• What to produce:
Print nothing but the lines from the start of the listing below through the line that contains "const y2Unit = '(km²)';". Do not include the pictures.

• Source excerpt:
****************************************
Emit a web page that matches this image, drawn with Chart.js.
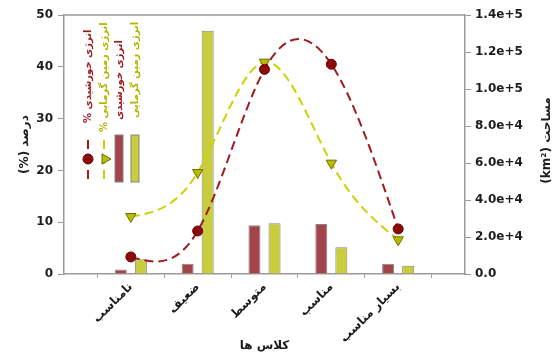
<!DOCTYPE html>
<html>
<head>
<meta charset="utf-8">
<script src="https://cdn.jsdelivr.net/npm/chart.js@4.4.1/dist/chart.umd.min.js"></script>
<style>
  html, body { margin: 0; padding: 0; background: #ffffff; }
  #wrap { width: 554px; height: 353px; position: relative; }
</style>
</head>
<body>
<div id="wrap"><canvas id="c" width="554" height="353"></canvas></div>
<script>
// Suitability classes (x axis)
const categories = ['نامناسب', 'ضعیف', 'متوسط', 'مناسب', 'بسیار مناسب'];

// Share of each class, percent (left axis)
const solarPercent = [3.3, 8.3, 39.5, 40.5, 8.7];
const geoPercent   = [11.1, 19.6, 40.9, 21.4, 6.6];

// Area of each class, km² (right axis)
const solarArea = [2500, 5500, 26300, 27000, 5600];
const geoArea   = [8000, 131500, 27400, 14400, 4500];

// Axis ticks
const percentTicks = [0, 10, 20, 30, 40, 50];
const areaTicks = [0, 20000, 40000, 60000, 80000, 100000, 120000, 140000];

// Names and axis titles
const solarName = 'انرژی خورشیدی';
const geoName = 'انرژی زمین گرمایی';
const xTitle = 'کلاس ها';
const yTitle = '(%) درصد';
const y2Title = 'مساحت';
const y2Unit = '(km²)';

const FONT = '"DejaVu Sans", "Liberation Sans", sans-serif';
const INK = '#1c1c1c';
const AXIS = '#9a9a9a';

const RED_LINE = '#9e1c20';
const RED_DOT = '#8a0a0a';
const YEL_LINE = '#cdd000';
const YEL_MARK = '#b9bc00';
const RED_BAR = '#a3434a';
const YEL_BAR = '#c9cd3b';

const toXY = arr => arr.map((v, i) => ({ x: i + 1, y: v }));

// Natural cubic spline through the pixel positions of a line dataset
function splinePath(ctx, pts) {
  const n = pts.length;
  if (n < 2) return;
  const h = [], M = new Array(n).fill(0);
  for (let i = 0; i < n - 1; i++) h.push(pts[i + 1].x - pts[i].x);
  if (n > 2) {
    const a = [], b = [], c = [], d = [];
    for (let i = 1; i < n - 1; i++) {
      a.push(h[i - 1]);
      b.push(2 * (h[i - 1] + h[i]));
      c.push(h[i]);
      d.push(6 * ((pts[i + 1].y - pts[i].y) / h[i] - (pts[i].y - pts[i - 1].y) / h[i - 1]));
    }
    const m = b.length;
    for (let i = 1; i < m; i++) {
      const w = a[i] / b[i - 1];
      b[i] -= w * c[i - 1];
      d[i] -= w * d[i - 1];
    }
    const sol = new Array(m);
    sol[m - 1] = d[m - 1] / b[m - 1];
    for (let i = m - 2; i >= 0; i--) sol[i] = (d[i] - c[i] * sol[i + 1]) / b[i];
    for (let i = 0; i < m; i++) M[i + 1] = sol[i];
  }
  ctx.moveTo(pts[0].x, pts[0].y);
  for (let i = 0; i < n - 1; i++) {
    const p0 = pts[i], p1 = pts[i + 1], hi = h[i];
    const s = (p1.y - p0.y) / hi;
    const m0 = s - hi * (2 * M[i] + M[i + 1]) / 6;
    const m1 = s + hi * (M[i] + 2 * M[i + 1]) / 6;
    ctx.bezierCurveTo(p0.x + hi / 3, p0.y + m0 * hi / 3,
                      p1.x - hi / 3, p1.y - m1 * hi / 3,
                      p1.x, p1.y);
  }
}

const smoothLines = {
  id: 'smoothLines',
  beforeDatasetDraw(chart, args) {
    const ds = chart.data.datasets[args.index];
    if (ds.type !== 'line') return;
    const pts = args.meta.data.map(p => ({ x: p.x, y: p.y }));
    const ctx = chart.ctx, a = chart.chartArea;
    ctx.save();
    ctx.beginPath();
    ctx.rect(a.left, a.top, a.right - a.left, a.bottom - a.top);
    ctx.clip();
    ctx.strokeStyle = ds.borderColor;
    ctx.lineWidth = ds.borderWidth;
    ctx.setLineDash(ds.borderDash);
    ctx.beginPath();
    splinePath(ctx, pts);
    ctx.stroke();
    ctx.restore();
  }
};

// Titles, top frame line and the vertical legend
const decor = {
  id: 'decor',
  afterDraw(chart) {
    const ctx = chart.ctx;
    const a = chart.chartArea;
    ctx.save();
    ctx.strokeStyle = AXIS;
    ctx.lineWidth = 1.5;
    ctx.beginPath();
    ctx.moveTo(a.left, a.top);
    ctx.lineTo(a.right, a.top);
    ctx.stroke();

    ctx.fillStyle = INK;
    ctx.font = 'bold 12px ' + FONT;
    ctx.textAlign = 'center';
    ctx.textBaseline = 'middle';
    ctx.fillText(xTitle, (a.left + a.right) / 2, 346);

    ctx.save();
    ctx.translate(25, (a.top + a.bottom) / 2);
    ctx.rotate(-Math.PI / 2);
    ctx.fillText(yTitle, 0, 0);
    ctx.restore();

    ctx.save();
    ctx.translate(547, (a.top + a.bottom) / 2 - 4);
    ctx.rotate(-Math.PI / 2);
    ctx.fillText(y2Unit + ' ' + y2Title, 0, 0);
    ctx.restore();

    const ds = chart.data.datasets;
    const items = [
      { d: ds[0], x: 88, bottom: 123, text: '% ' + ds[0].label, color: RED_LINE },
      { d: ds[1], x: 104, bottom: 132, text: '% ' + ds[1].label, color: '#b3b500' },
      { d: ds[2], x: 119, bottom: 120, text: ds[2].label, color: RED_LINE },
      { d: ds[3], x: 135, bottom: 118, text: ds[3].label, color: '#b3b500' }
    ];
    ctx.font = 'bold 10px ' + FONT;
    ctx.textAlign = 'left';
    items.forEach(it => {
      ctx.save();
      ctx.fillStyle = it.color;
      ctx.translate(it.x, it.bottom);
      ctx.rotate(-Math.PI / 2);
      ctx.fillText(it.text, 0, 0);
      ctx.restore();

      const d = it.d;
      if (d.type === 'line') {
        ctx.save();
        ctx.strokeStyle = d.borderColor;
        ctx.lineWidth = 2;
        ctx.setLineDash([9, 6]);
        ctx.beginPath();
        ctx.moveTo(it.x, 140);
        ctx.lineTo(it.x, 183);
        ctx.stroke();
        ctx.restore();
        ctx.save();
        ctx.fillStyle = d.pointBackgroundColor;
        ctx.strokeStyle = d.pointBorderColor;
        ctx.lineWidth = 1;
        Chart.helpers.drawPoint(ctx, {
          pointStyle: d.pointStyle,
          radius: d.pointRadius,
          rotation: d.pointStyle === 'triangle' ? 90 : 0,
          borderWidth: 1
        }, it.x + (d.pointStyle === 'triangle' ? 1 : 0), 159);
        ctx.restore();
      } else {
        ctx.save();
        ctx.fillStyle = d.backgroundColor;
        ctx.strokeStyle = d.borderColor;
        ctx.lineWidth = 1;
        ctx.fillRect(it.x - 4, 135, 8, 47);
        ctx.strokeRect(it.x - 4, 135, 8, 47);
        ctx.restore();
      }
    });
    ctx.restore();
  }
};

new Chart(document.getElementById('c'), {
  data: {
    datasets: [
      {
        type: 'line', label: solarName, data: toXY(solarPercent), yAxisID: 'y', order: 0,
        showLine: false, borderColor: RED_LINE, borderWidth: 2, borderDash: [9, 5],
        pointStyle: 'circle', pointRadius: 5, pointBackgroundColor: RED_DOT,
        pointBorderColor: '#6a0000', pointBorderWidth: 1, fill: false
      },
      {
        type: 'line', label: geoName, data: toXY(geoPercent), yAxisID: 'y', order: 1,
        showLine: false, borderColor: YEL_LINE, borderWidth: 2, borderDash: [9, 5],
        pointStyle: 'triangle', pointRotation: 180, pointRadius: 6,
        pointBackgroundColor: YEL_MARK, pointBorderColor: '#6e6e00', pointBorderWidth: 1, fill: false
      },
      {
        type: 'bar', label: solarName, data: toXY(solarArea), yAxisID: 'y2', order: 2,
        backgroundColor: RED_BAR, borderColor: '#858585', borderWidth: 1,
        categoryPercentage: 0.6, barPercentage: 0.6
      },
      {
        type: 'bar', label: geoName, data: toXY(geoArea), yAxisID: 'y2', order: 2,
        backgroundColor: YEL_BAR, borderColor: '#858585', borderWidth: 1,
        categoryPercentage: 0.6, barPercentage: 0.6
      }
    ]
  },
  options: {
    responsive: false,
    animation: false,
    devicePixelRatio: 1,
    layout: { padding: { top: 15, left: 0, right: 0, bottom: 0 } },
    plugins: { legend: { display: false }, tooltip: { enabled: false } },
    scales: {
      x: {
        type: 'linear', position: 'bottom', min: 0, max: 6, offset: false,
        afterBuildTicks: s => { s.ticks = categories.map((_, i) => ({ value: i + 1 })); },
        afterFit: s => { s.height = 79; s.paddingLeft = 0; s.paddingRight = 0; },
        ticks: {
          autoSkip: false, minRotation: 45, maxRotation: 45, padding: 2,
          color: INK, font: { family: FONT, size: 12, weight: 'bold' },
          callback: v => categories[v - 1] || ''
        },
        grid: { drawOnChartArea: false, drawTicks: true, tickLength: 4, color: AXIS, tickColor: AXIS },
        border: { display: true, color: AXIS, width: 1.5 }
      },
      y: {
        type: 'linear', position: 'left', min: 0, max: 50,
        afterBuildTicks: s => { s.ticks = percentTicks.map(v => ({ value: v })); },
        afterFit: s => { s.width = 64; s.paddingTop = 0; s.paddingBottom = 0; },
        ticks: { padding: 5, color: INK, font: { family: FONT, size: 12, weight: 'bold' } },
        grid: { drawOnChartArea: false, drawTicks: true, tickLength: 6, color: AXIS, tickColor: AXIS },
        border: { display: true, color: AXIS, width: 1.5 }
      },
      y2: {
        type: 'linear', position: 'right', min: 0, max: 140000,
        afterBuildTicks: s => { s.ticks = areaTicks.map(v => ({ value: v })); },
        afterFit: s => { s.width = 89; s.paddingTop = 0; s.paddingBottom = 0; },
        ticks: {
          padding: 4, color: INK, font: { family: FONT, size: 12, weight: 'bold' },
          callback: v => v === 0 ? '0.0' : v.toExponential(1)
        },
        grid: { drawOnChartArea: false, drawTicks: true, tickLength: 6, color: AXIS, tickColor: AXIS },
        border: { display: true, color: AXIS, width: 1.5 }
      }
    }
  },
  plugins: [smoothLines, decor]
});
</script>
</body>
</html>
****************************************
• Exercise answer:
Emit a web page that matches this image, drawn with Chart.js.
<!DOCTYPE html>
<html>
<head>
<meta charset="utf-8">
<script src="https://cdn.jsdelivr.net/npm/chart.js@4.4.1/dist/chart.umd.min.js"></script>
<style>
  html, body { margin: 0; padding: 0; background: #ffffff; }
  #wrap { width: 554px; height: 353px; position: relative; }
</style>
</head>
<body>
<div id="wrap"><canvas id="c" width="554" height="353"></canvas></div>
<script>
// Suitability classes (x axis)
const categories = ['نامناسب', 'ضعیف', 'متوسط', 'مناسب', 'بسیار مناسب'];

// Share of each class, percent (left axis)
const solarPercent = [3.3, 8.3, 39.5, 40.5, 8.7];
const geoPercent   = [11.1, 19.6, 40.9, 21.4, 6.6];

// Area of each class, km² (right axis)
const solarArea = [2500, 5500, 26300, 27000, 5600];
const geoArea   = [8000, 131500, 27400, 14400, 4500];

// Axis ticks
const percentTicks = [0, 10, 20, 30, 40, 50];
const areaTicks = [0, 20000, 40000, 60000, 80000, 100000, 120000, 140000];

// Names and axis titles
const solarName = 'انرژی خورشیدی';
const geoName = 'انرژی زمین گرمایی';
const xTitle = 'کلاس ها';
const yTitle = '(%) درصد';
const y2Title = 'مساحت';
const y2Unit = '(km²)';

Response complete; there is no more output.